**Aim**.
Render the material again word for word, skipping the pictures in it.

**Given material**.
———

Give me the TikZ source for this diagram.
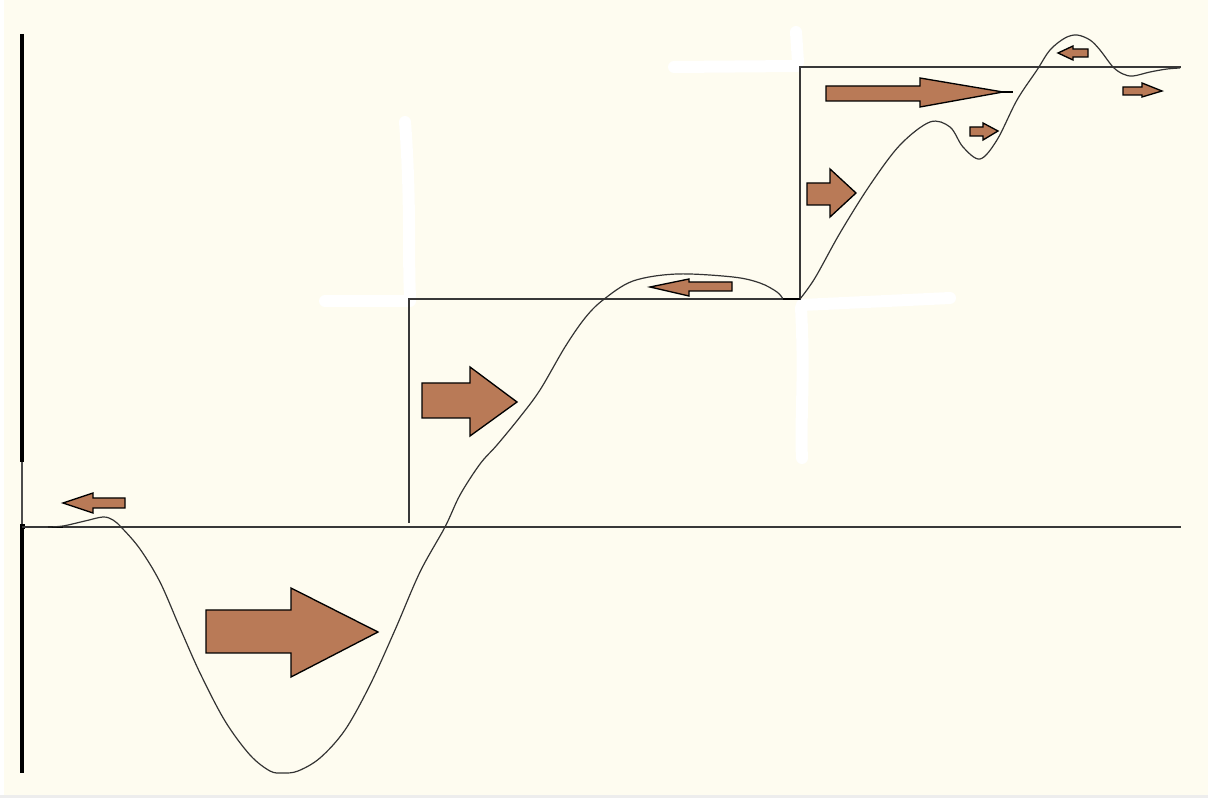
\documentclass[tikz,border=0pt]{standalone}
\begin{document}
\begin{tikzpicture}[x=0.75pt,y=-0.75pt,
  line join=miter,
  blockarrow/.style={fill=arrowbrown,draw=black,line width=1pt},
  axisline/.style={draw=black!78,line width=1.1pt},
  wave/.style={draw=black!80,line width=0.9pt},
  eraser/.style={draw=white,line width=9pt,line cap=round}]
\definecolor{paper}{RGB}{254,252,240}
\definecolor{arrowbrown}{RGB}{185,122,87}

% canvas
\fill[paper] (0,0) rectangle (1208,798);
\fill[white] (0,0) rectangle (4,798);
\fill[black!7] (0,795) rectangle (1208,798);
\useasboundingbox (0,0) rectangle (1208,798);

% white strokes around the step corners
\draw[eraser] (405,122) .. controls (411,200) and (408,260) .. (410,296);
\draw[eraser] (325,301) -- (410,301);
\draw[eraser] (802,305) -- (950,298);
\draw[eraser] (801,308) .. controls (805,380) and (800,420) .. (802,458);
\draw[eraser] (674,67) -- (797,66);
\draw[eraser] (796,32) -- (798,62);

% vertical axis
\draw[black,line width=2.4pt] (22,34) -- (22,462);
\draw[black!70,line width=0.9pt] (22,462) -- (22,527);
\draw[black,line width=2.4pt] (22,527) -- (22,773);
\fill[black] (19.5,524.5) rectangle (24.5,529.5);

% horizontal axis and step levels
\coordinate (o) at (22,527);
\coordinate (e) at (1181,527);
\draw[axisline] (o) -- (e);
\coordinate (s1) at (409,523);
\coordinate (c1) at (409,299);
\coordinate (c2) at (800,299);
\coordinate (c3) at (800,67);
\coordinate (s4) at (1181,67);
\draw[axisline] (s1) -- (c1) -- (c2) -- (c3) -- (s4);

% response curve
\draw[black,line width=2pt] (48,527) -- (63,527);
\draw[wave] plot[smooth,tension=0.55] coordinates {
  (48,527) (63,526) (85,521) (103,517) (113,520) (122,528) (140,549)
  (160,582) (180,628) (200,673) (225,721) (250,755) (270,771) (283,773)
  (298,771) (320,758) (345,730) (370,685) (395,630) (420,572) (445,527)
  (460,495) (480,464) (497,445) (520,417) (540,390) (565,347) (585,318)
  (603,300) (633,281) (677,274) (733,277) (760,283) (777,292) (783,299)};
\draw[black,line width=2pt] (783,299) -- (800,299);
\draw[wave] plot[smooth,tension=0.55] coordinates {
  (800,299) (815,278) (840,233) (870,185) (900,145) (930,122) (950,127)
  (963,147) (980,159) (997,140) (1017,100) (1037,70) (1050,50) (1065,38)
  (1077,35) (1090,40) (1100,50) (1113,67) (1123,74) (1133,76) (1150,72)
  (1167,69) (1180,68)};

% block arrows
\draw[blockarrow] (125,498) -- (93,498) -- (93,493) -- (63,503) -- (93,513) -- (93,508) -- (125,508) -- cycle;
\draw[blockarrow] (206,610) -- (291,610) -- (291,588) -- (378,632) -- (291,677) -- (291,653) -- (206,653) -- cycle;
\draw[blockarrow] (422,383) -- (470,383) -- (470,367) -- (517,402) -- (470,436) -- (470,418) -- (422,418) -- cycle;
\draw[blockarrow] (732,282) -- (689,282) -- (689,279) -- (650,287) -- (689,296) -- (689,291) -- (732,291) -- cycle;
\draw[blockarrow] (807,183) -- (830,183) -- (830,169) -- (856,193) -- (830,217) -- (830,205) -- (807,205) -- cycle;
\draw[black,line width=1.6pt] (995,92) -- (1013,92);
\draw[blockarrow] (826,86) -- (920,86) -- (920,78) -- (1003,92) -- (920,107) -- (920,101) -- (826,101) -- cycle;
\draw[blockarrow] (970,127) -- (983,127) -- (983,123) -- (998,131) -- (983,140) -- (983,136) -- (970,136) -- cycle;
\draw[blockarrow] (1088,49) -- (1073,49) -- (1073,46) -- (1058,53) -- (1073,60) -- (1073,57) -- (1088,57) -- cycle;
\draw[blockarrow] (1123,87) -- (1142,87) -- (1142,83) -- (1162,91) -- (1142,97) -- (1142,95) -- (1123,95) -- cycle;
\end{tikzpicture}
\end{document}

———

**Solved problem**.
Give me the TikZ source for this diagram.
\documentclass[tikz,border=0pt]{standalone}
\begin{document}
\begin{tikzpicture}[x=0.75pt,y=-0.75pt,
  line join=miter,
  blockarrow/.style={fill=arrowbrown,draw=black,line width=1pt},
  axisline/.style={draw=black!78,line width=1.1pt},
  wave/.style={draw=black!80,line width=0.9pt},
  eraser/.style={draw=white,line width=9pt,line cap=round}]
\definecolor{paper}{RGB}{254,252,240}
\definecolor{arrowbrown}{RGB}{185,122,87}

% canvas
\fill[paper] (0,0) rectangle (1208,798);
\fill[white] (0,0) rectangle (4,798);
\fill[black!7] (0,795) rectangle (1208,798);
\useasboundingbox (0,0) rectangle (1208,798);

% white strokes around the step corners
\draw[eraser] (405,122) .. controls (411,200) and (408,260) .. (410,296);
\draw[eraser] (325,301) -- (410,301);
\draw[eraser] (802,305) -- (950,298);
\draw[eraser] (801,308) .. controls (805,380) and (800,420) .. (802,458);
\draw[eraser] (674,67) -- (797,66);
\draw[eraser] (796,32) -- (798,62);

% vertical axis
\draw[black,line width=2.4pt] (22,34) -- (22,462);
\draw[black!70,line width=0.9pt] (22,462) -- (22,527);
\draw[black,line width=2.4pt] (22,527) -- (22,773);
\fill[black] (19.5,524.5) rectangle (24.5,529.5);

% horizontal axis and step levels
\coordinate (o) at (22,527);
\coordinate (e) at (1181,527);
\draw[axisline] (o) -- (e);
\coordinate (s1) at (409,523);
\coordinate (c1) at (409,299);
\coordinate (c2) at (800,299);
\coordinate (c3) at (800,67);
\coordinate (s4) at (1181,67);
\draw[axisline] (s1) -- (c1) -- (c2) -- (c3) -- (s4);

% response curve
\draw[black,line width=2pt] (48,527) -- (63,527);
\draw[wave] plot[smooth,tension=0.55] coordinates {
  (48,527) (63,526) (85,521) (103,517) (113,520) (122,528) (140,549)
  (160,582) (180,628) (200,673) (225,721) (250,755) (270,771) (283,773)
  (298,771) (320,758) (345,730) (370,685) (395,630) (420,572) (445,527)
  (460,495) (480,464) (497,445) (520,417) (540,390) (565,347) (585,318)
  (603,300) (633,281) (677,274) (733,277) (760,283) (777,292) (783,299)};
\draw[black,line width=2pt] (783,299) -- (800,299);
\draw[wave] plot[smooth,tension=0.55] coordinates {
  (800,299) (815,278) (840,233) (870,185) (900,145) (930,122) (950,127)
  (963,147) (980,159) (997,140) (1017,100) (1037,70) (1050,50) (1065,38)
  (1077,35) (1090,40) (1100,50) (1113,67) (1123,74) (1133,76) (1150,72)
  (1167,69) (1180,68)};

% block arrows
\draw[blockarrow] (125,498) -- (93,498) -- (93,493) -- (63,503) -- (93,513) -- (93,508) -- (125,508) -- cycle;
\draw[blockarrow] (206,610) -- (291,610) -- (291,588) -- (378,632) -- (291,677) -- (291,653) -- (206,653) -- cycle;
\draw[blockarrow] (422,383) -- (470,383) -- (470,367) -- (517,402) -- (470,436) -- (470,418) -- (422,418) -- cycle;
\draw[blockarrow] (732,282) -- (689,282) -- (689,279) -- (650,287) -- (689,296) -- (689,291) -- (732,291) -- cycle;
\draw[blockarrow] (807,183) -- (830,183) -- (830,169) -- (856,193) -- (830,217) -- (830,205) -- (807,205) -- cycle;
\draw[black,line width=1.6pt] (995,92) -- (1013,92);
\draw[blockarrow] (826,86) -- (920,86) -- (920,78) -- (1003,92) -- (920,107) -- (920,101) -- (826,101) -- cycle;
\draw[blockarrow] (970,127) -- (983,127) -- (983,123) -- (998,131) -- (983,140) -- (983,136) -- (970,136) -- cycle;
\draw[blockarrow] (1088,49) -- (1073,49) -- (1073,46) -- (1058,53) -- (1073,60) -- (1073,57) -- (1088,57) -- cycle;
\draw[blockarrow] (1123,87) -- (1142,87) -- (1142,83) -- (1162,91) -- (1142,97) -- (1142,95) -- (1123,95) -- cycle;
\end{tikzpicture}
\end{document}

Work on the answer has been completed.